EXTRACTED DATA →

__________________________________________________

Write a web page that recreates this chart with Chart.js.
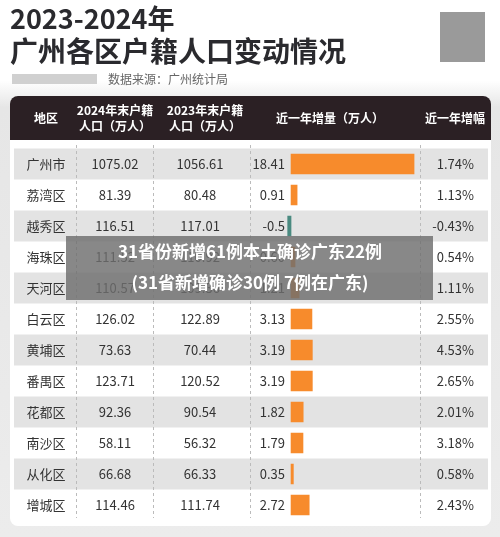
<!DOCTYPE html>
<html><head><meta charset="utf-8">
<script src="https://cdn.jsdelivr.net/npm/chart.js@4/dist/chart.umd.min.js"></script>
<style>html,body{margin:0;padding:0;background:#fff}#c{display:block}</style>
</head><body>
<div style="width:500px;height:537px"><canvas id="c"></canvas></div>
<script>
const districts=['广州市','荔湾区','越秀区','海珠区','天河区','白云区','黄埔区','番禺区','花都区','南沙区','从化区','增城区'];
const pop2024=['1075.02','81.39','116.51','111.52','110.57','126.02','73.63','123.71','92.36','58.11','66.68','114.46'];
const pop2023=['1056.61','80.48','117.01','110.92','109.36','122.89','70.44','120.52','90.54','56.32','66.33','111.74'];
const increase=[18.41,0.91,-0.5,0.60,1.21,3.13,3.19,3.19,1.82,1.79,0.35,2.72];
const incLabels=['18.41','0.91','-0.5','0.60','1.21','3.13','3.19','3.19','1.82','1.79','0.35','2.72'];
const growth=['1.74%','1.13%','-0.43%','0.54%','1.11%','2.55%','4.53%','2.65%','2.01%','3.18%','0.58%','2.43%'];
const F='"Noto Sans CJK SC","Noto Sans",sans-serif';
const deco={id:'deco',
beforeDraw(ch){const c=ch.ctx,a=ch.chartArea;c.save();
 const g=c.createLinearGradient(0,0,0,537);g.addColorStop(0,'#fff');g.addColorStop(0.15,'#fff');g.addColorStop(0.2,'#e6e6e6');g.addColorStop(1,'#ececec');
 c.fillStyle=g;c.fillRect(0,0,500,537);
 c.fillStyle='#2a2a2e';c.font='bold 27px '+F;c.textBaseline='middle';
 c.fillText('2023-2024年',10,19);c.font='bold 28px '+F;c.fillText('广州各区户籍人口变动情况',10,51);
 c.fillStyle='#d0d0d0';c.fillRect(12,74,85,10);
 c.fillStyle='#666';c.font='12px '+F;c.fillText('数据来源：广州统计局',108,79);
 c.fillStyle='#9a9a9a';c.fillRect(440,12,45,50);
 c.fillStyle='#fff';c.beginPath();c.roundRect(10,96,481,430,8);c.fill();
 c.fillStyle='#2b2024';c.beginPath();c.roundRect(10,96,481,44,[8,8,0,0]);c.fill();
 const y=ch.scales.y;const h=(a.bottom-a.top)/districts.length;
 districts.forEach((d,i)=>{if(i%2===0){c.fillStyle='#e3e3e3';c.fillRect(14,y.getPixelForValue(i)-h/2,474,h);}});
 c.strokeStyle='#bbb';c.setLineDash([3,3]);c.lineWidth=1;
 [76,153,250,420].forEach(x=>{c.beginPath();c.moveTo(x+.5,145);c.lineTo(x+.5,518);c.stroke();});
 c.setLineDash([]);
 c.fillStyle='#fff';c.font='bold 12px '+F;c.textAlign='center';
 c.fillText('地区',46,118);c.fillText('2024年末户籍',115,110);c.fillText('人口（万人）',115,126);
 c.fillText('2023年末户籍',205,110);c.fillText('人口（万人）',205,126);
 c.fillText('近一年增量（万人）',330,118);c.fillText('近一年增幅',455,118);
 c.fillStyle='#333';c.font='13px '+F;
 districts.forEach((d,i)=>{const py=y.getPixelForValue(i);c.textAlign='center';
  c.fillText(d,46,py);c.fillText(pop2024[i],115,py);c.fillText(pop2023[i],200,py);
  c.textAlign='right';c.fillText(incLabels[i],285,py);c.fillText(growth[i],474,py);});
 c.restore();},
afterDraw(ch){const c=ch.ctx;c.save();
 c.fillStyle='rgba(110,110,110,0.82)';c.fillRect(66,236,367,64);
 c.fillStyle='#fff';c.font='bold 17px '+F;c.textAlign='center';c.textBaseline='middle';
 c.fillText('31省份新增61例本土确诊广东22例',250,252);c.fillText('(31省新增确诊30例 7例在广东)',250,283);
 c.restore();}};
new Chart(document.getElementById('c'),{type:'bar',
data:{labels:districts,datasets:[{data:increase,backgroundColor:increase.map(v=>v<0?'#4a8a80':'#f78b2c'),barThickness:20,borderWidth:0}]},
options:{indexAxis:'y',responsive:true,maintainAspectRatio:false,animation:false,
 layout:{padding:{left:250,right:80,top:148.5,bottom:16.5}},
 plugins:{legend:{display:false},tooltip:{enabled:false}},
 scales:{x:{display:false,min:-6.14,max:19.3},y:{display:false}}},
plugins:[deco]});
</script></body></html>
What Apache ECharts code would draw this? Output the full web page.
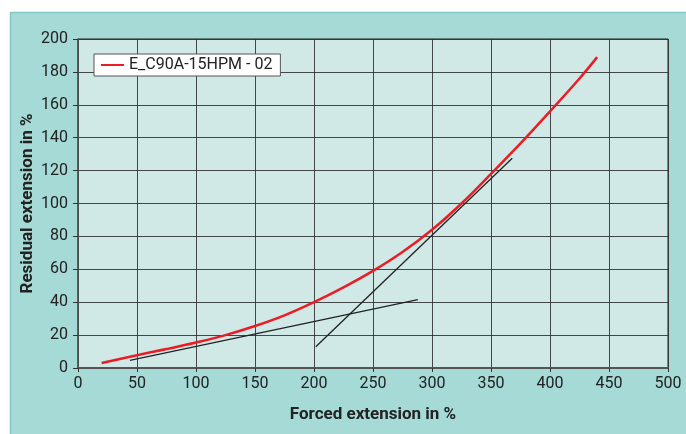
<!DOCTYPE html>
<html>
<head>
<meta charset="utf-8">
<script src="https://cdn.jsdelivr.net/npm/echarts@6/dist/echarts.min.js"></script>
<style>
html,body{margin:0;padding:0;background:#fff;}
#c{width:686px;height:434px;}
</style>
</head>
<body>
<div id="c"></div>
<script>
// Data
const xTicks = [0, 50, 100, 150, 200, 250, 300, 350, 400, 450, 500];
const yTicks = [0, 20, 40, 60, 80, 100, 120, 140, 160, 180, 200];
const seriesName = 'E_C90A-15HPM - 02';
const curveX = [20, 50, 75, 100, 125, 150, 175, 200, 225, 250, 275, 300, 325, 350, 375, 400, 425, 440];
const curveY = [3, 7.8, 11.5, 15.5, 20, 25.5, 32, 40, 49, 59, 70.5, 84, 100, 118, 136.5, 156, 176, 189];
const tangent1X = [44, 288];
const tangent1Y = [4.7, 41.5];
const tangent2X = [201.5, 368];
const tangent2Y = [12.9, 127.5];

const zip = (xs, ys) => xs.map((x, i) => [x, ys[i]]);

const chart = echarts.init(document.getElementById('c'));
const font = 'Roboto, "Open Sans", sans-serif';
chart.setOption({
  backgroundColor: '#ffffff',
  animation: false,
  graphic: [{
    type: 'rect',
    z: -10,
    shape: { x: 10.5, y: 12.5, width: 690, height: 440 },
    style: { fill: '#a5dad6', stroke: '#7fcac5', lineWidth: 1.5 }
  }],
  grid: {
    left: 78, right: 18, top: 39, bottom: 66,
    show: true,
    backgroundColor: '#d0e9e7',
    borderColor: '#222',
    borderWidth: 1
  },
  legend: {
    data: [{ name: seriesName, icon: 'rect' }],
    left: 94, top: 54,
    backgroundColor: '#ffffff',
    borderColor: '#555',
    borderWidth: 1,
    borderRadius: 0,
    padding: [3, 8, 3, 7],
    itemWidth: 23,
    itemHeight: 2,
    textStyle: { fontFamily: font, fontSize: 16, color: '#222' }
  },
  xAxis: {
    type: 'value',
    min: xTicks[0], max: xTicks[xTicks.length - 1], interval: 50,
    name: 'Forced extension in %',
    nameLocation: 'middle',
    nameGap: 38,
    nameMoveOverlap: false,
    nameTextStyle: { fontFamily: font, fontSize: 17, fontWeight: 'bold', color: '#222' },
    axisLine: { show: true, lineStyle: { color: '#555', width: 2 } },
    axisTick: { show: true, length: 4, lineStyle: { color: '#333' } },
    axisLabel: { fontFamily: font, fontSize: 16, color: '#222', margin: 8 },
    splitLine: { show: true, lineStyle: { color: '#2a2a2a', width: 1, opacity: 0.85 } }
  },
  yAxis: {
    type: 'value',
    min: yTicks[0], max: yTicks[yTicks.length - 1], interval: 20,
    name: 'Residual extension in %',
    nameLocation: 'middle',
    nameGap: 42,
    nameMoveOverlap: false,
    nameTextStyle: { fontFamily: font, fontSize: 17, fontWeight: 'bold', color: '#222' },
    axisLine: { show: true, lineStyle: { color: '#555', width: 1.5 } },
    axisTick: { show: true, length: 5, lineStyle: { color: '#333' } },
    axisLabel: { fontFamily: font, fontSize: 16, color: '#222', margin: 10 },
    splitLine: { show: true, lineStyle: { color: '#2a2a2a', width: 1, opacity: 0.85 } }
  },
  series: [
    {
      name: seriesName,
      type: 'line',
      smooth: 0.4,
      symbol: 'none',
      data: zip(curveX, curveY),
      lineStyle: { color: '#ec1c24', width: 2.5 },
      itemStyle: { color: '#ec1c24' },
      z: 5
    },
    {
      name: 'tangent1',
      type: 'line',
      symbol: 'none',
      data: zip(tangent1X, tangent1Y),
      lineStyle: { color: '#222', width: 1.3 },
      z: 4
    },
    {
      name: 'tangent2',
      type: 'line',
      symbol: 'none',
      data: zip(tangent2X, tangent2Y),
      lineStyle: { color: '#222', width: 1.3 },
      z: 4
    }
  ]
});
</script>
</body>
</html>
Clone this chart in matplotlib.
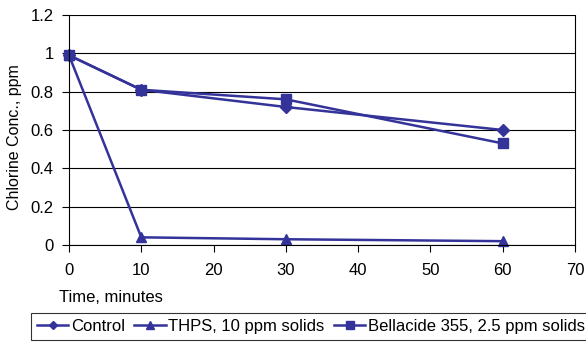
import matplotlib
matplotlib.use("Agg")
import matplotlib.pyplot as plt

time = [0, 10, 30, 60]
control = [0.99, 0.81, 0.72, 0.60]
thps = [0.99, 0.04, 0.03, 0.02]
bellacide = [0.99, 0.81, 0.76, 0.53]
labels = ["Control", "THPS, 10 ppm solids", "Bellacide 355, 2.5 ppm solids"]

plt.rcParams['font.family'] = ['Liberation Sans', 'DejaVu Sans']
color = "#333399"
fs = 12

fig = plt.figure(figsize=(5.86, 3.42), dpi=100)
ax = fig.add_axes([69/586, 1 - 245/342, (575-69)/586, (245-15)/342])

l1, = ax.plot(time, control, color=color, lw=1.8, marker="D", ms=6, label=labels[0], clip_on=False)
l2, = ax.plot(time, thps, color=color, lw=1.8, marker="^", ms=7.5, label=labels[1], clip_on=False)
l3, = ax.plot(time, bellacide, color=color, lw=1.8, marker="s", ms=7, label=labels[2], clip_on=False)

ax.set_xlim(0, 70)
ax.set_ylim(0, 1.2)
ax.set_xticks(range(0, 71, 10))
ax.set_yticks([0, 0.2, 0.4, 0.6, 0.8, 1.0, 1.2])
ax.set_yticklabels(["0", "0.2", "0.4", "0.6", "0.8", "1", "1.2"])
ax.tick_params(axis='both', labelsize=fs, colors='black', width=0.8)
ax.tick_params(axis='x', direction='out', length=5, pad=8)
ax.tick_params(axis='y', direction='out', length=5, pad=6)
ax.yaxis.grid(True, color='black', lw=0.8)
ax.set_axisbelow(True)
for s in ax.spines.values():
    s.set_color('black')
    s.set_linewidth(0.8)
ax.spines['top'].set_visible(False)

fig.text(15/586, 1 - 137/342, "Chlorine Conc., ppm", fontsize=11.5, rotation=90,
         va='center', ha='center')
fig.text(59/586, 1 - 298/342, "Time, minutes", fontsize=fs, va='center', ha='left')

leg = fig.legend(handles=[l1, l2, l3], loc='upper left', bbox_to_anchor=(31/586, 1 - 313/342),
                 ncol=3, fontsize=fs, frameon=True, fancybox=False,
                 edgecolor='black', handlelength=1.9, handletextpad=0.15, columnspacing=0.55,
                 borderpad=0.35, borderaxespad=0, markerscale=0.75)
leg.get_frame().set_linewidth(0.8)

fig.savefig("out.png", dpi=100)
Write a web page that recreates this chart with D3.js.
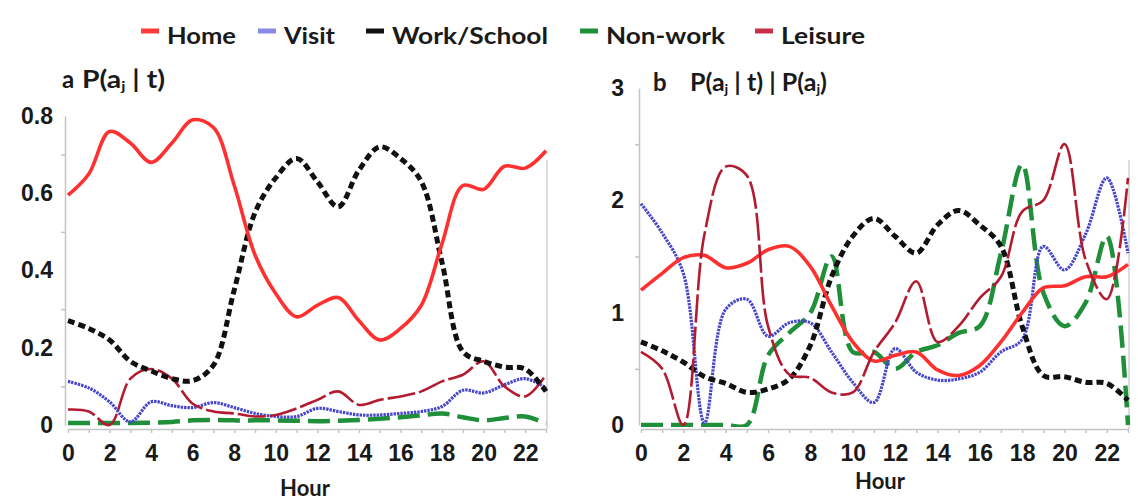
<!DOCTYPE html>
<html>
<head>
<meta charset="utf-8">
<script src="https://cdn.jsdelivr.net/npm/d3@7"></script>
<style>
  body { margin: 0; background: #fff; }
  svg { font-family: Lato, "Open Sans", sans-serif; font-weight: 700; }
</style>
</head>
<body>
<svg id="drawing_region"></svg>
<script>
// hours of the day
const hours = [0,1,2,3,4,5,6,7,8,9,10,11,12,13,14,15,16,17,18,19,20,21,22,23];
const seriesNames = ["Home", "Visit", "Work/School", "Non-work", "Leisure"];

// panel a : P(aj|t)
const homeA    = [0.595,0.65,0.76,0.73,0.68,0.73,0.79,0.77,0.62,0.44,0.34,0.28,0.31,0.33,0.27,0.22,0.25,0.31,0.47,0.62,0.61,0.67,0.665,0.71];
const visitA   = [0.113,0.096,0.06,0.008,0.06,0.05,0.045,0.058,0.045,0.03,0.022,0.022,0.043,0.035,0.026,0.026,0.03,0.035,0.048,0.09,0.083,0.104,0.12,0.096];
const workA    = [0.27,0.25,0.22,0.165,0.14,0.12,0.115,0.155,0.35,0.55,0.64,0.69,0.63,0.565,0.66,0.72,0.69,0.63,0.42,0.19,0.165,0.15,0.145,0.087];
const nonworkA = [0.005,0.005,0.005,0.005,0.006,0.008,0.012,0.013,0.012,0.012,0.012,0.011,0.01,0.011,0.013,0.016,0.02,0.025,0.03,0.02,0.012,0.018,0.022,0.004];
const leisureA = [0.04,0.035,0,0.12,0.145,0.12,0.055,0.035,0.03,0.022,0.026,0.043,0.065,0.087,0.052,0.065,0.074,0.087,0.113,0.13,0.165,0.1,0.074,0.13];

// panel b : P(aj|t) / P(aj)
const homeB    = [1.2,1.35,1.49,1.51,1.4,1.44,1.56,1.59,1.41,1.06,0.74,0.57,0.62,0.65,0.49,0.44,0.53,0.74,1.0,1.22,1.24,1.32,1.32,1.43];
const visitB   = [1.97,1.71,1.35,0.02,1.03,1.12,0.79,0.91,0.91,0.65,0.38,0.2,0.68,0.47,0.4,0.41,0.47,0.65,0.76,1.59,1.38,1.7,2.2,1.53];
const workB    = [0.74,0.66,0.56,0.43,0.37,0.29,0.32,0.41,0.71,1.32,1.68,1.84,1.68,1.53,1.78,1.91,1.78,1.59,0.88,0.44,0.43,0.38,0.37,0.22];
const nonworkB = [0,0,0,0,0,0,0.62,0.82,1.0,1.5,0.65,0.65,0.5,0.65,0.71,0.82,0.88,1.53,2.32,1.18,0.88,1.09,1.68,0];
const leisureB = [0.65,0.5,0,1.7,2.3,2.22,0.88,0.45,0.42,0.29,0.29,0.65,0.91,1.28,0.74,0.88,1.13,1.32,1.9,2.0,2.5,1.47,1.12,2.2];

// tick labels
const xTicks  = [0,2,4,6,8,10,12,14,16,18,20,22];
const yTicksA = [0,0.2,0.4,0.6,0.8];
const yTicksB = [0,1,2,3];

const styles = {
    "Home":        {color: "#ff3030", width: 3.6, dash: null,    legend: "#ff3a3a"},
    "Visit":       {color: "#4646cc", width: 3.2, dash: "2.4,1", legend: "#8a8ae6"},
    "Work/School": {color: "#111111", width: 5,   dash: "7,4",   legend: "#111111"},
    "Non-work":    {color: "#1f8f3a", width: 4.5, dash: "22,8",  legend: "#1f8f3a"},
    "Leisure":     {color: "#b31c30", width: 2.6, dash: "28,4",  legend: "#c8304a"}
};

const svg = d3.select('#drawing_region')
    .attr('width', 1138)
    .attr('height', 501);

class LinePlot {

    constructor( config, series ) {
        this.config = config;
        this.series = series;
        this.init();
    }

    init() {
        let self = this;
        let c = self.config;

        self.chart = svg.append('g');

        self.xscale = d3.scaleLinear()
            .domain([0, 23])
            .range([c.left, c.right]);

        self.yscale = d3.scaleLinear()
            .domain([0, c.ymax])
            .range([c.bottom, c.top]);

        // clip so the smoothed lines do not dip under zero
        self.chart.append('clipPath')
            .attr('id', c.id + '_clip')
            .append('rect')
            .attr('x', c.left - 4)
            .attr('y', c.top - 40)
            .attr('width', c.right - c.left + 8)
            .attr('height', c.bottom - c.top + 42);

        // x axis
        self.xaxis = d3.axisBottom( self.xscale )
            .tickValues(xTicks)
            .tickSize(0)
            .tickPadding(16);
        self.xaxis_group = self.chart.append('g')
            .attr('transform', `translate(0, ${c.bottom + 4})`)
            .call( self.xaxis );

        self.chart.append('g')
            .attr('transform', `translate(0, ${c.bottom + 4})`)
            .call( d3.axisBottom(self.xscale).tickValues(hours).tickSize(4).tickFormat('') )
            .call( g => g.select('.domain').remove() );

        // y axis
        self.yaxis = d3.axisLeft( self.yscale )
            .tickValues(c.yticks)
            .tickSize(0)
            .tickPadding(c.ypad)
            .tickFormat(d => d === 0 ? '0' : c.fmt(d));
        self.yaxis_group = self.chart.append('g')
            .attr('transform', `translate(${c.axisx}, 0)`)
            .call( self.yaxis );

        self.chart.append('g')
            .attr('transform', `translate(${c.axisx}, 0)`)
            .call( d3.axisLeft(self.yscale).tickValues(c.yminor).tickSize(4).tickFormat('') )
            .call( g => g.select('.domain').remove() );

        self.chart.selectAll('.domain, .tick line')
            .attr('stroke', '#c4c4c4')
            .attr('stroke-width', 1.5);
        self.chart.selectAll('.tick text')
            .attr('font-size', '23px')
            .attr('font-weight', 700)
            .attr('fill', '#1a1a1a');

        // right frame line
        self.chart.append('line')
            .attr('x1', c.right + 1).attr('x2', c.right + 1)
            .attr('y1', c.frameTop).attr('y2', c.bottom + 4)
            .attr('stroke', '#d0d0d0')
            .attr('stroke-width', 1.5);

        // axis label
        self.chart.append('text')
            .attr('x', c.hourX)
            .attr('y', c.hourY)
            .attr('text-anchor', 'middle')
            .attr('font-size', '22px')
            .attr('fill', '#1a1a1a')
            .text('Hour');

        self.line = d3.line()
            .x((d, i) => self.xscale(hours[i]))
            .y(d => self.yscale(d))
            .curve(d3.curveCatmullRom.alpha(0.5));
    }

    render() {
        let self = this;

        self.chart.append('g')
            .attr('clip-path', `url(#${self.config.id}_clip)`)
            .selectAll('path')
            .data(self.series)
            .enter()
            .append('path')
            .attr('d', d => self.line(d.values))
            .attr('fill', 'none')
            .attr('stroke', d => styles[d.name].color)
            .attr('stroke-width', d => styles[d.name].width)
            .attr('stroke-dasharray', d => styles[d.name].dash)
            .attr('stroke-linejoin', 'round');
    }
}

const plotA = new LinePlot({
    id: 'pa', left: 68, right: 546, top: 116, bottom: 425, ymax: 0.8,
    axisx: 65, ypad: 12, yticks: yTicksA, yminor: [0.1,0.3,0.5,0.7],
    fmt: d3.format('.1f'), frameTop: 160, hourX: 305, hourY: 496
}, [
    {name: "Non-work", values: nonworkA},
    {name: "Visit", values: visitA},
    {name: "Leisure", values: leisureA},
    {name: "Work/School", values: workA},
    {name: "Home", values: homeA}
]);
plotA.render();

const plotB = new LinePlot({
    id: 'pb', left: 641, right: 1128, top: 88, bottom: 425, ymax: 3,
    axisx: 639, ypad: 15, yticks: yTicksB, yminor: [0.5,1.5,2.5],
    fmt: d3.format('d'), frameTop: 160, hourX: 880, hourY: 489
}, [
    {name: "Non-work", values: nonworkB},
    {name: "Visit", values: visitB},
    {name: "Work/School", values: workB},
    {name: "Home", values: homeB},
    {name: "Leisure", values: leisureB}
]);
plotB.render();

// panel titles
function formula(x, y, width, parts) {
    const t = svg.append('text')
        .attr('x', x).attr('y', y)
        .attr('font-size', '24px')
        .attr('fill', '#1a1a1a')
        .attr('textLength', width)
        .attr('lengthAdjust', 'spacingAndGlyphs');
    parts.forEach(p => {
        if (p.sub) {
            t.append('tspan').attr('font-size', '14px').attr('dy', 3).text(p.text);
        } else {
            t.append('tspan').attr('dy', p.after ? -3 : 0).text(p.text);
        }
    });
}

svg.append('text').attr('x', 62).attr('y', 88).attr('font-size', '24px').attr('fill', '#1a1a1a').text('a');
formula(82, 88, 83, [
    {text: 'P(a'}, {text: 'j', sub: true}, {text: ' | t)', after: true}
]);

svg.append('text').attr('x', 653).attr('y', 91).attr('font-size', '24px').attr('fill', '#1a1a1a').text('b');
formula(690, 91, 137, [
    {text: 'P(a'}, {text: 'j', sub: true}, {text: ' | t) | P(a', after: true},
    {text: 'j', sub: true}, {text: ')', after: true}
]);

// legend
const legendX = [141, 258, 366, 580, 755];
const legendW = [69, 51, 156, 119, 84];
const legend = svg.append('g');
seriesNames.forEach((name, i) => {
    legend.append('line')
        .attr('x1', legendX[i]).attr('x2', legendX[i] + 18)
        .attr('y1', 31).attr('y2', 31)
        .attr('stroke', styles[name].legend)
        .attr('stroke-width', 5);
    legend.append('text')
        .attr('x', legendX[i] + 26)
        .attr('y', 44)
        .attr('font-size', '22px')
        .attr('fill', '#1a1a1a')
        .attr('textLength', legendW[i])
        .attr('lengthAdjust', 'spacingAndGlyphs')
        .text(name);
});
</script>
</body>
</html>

__________________________________________________

WRITTEN TASK → Within the entries above, give again exactly the lines starting at the one that contains "What Apache ECharts" and ending at the one that contains "const zip = (xs, ys)", leaving out the pictures.

COMPLETE ANSWER →
What Apache ECharts code would draw this? Output the full web page.
<!DOCTYPE html>
<html>
<head>
<meta charset="utf-8">
<script src="https://cdn.jsdelivr.net/npm/echarts@6/dist/echarts.min.js"></script>
<style>
html,body{margin:0;padding:0;background:#fff;}
#c{width:686px;height:434px;}
</style>
</head>
<body>
<div id="c"></div>
<script>
// Data
const xTicks = [0, 50, 100, 150, 200, 250, 300, 350, 400, 450, 500];
const yTicks = [0, 20, 40, 60, 80, 100, 120, 140, 160, 180, 200];
const seriesName = 'E_C90A-15HPM - 02';
const curveX = [20, 50, 75, 100, 125, 150, 175, 200, 225, 250, 275, 300, 325, 350, 375, 400, 425, 440];
const curveY = [3, 7.8, 11.5, 15.5, 20, 25.5, 32, 40, 49, 59, 70.5, 84, 100, 118, 136.5, 156, 176, 189];
const tangent1X = [44, 288];
const tangent1Y = [4.7, 41.5];
const tangent2X = [201.5, 368];
const tangent2Y = [12.9, 127.5];

const zip = (xs, ys) => xs.map((x, i) => [x, ys[i]]);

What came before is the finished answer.